The records:
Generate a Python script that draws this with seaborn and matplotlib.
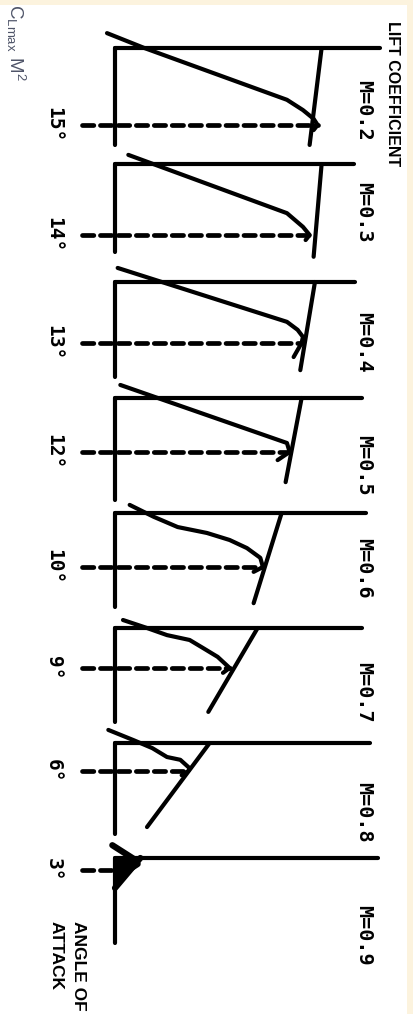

...

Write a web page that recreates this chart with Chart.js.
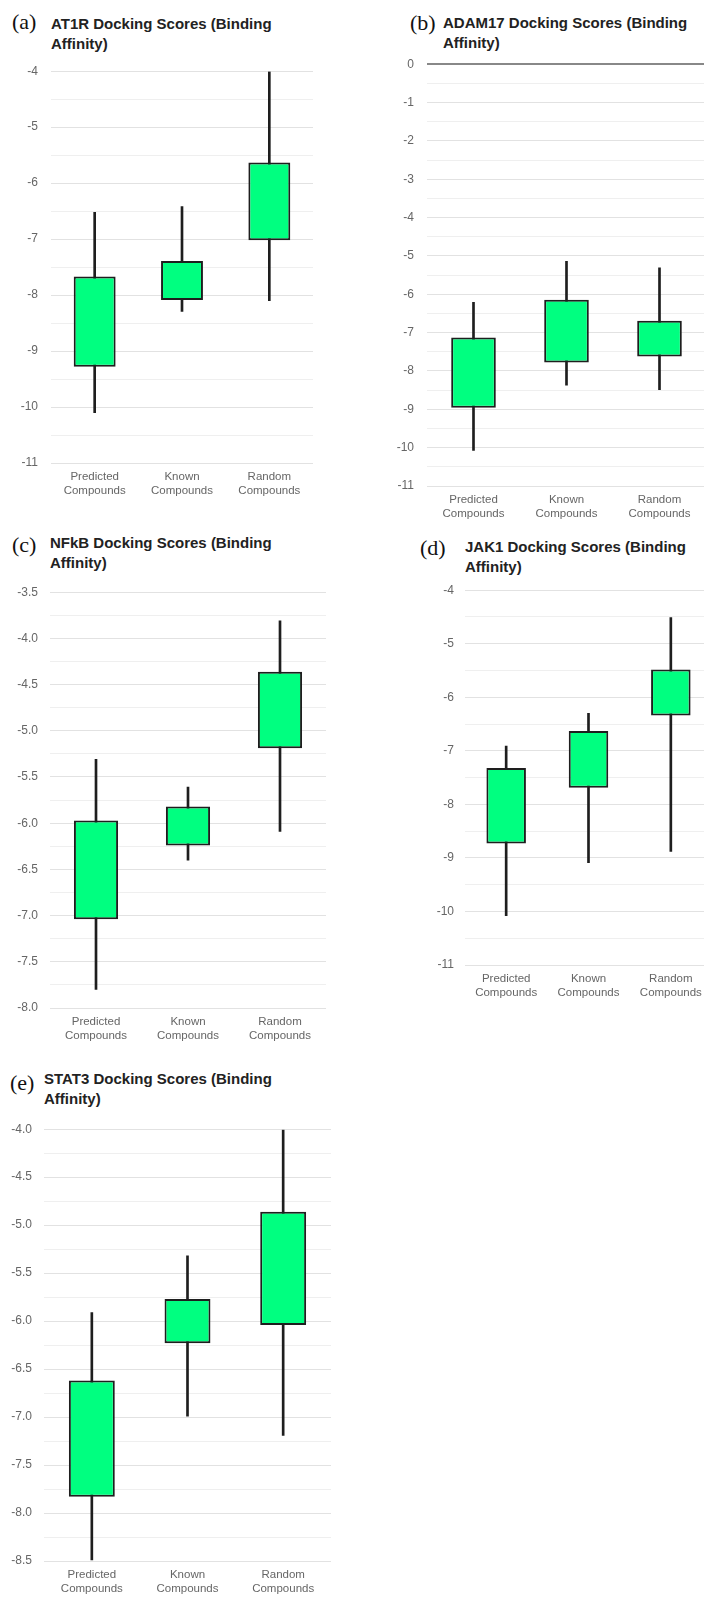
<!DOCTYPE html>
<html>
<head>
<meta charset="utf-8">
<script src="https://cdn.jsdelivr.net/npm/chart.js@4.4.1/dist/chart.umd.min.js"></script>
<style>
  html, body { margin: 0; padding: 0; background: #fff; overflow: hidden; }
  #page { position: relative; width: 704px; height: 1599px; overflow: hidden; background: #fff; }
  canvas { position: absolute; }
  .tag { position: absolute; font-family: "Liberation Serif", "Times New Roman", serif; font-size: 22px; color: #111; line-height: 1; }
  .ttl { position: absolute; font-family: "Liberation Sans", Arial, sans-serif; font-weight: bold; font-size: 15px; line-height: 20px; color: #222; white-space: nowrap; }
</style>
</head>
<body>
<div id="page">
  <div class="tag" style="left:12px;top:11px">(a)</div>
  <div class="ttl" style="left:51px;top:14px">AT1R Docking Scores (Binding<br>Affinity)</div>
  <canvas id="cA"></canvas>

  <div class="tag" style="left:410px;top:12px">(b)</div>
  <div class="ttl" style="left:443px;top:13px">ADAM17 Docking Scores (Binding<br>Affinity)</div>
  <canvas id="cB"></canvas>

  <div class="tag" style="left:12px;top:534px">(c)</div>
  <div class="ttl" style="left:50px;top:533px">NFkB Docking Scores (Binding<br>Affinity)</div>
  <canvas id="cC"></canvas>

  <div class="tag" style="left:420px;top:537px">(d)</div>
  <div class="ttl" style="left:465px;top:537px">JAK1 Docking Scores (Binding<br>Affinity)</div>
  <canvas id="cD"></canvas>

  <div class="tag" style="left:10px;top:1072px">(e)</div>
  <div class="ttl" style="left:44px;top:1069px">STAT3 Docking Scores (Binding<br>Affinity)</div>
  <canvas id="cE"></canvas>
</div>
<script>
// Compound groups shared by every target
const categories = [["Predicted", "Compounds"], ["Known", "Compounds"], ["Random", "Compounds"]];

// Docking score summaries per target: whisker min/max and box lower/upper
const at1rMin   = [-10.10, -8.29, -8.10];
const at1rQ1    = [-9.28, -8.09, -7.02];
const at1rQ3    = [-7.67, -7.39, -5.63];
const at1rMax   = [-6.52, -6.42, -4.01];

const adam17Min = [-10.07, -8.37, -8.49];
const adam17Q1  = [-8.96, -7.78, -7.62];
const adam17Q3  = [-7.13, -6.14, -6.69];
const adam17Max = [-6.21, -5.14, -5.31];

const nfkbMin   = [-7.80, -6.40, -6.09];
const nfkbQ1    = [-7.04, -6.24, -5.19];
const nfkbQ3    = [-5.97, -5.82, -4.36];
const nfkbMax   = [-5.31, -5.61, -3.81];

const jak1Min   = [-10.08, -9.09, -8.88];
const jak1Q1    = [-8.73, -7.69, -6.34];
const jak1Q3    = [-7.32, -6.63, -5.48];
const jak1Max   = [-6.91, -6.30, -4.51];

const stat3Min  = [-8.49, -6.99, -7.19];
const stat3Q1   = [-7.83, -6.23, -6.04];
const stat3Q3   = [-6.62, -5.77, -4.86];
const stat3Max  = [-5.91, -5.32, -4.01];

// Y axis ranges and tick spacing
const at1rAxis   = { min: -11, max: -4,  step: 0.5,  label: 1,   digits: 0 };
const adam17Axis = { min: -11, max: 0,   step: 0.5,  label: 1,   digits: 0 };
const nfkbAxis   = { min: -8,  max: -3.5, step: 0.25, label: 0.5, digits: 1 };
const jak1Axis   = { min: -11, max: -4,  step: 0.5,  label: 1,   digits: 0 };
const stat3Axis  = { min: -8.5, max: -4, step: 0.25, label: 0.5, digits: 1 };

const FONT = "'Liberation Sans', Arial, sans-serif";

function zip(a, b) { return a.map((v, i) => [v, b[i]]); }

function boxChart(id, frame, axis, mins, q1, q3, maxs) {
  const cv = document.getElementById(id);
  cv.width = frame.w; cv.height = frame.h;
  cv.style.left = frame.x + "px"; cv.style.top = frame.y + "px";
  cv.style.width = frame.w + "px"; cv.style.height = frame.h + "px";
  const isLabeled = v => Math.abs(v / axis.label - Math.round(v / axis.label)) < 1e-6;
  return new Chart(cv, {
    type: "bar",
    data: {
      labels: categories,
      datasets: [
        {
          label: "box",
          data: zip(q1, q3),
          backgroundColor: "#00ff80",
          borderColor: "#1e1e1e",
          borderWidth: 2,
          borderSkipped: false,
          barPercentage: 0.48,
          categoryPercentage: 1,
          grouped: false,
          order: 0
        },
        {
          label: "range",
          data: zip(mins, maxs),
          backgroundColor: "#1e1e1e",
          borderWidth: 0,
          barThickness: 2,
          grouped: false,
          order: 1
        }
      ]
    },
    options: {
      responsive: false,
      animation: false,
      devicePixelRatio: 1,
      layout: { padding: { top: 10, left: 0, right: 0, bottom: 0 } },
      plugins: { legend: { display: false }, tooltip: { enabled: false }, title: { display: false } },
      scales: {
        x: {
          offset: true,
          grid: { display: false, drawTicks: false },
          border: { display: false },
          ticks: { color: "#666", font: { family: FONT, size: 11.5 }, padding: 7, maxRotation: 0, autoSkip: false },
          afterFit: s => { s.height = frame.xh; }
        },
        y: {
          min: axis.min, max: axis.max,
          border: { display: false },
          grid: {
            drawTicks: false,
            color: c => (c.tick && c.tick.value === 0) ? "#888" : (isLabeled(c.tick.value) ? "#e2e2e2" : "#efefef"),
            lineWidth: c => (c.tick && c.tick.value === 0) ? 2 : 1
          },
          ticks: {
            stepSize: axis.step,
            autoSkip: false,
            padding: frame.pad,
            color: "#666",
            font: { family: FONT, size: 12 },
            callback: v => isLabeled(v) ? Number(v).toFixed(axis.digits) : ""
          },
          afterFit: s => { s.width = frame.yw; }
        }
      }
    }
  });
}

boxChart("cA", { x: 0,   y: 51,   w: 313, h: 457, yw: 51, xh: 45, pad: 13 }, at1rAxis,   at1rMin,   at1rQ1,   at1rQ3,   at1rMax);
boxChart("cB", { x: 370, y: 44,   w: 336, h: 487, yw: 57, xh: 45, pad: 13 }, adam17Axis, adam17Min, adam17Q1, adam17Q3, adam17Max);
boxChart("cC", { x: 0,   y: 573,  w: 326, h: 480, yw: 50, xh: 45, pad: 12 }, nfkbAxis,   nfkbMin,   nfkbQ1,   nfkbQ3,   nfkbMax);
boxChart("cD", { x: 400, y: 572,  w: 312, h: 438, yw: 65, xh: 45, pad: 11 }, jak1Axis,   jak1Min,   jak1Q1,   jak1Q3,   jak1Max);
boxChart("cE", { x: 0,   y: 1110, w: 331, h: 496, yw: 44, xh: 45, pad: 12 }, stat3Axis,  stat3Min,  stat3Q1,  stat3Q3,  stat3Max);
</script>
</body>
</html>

Task objective:
Check each line of the data above for the word "this" and say how many lines contain it, giving nothing besides the number.

Exercise response:
2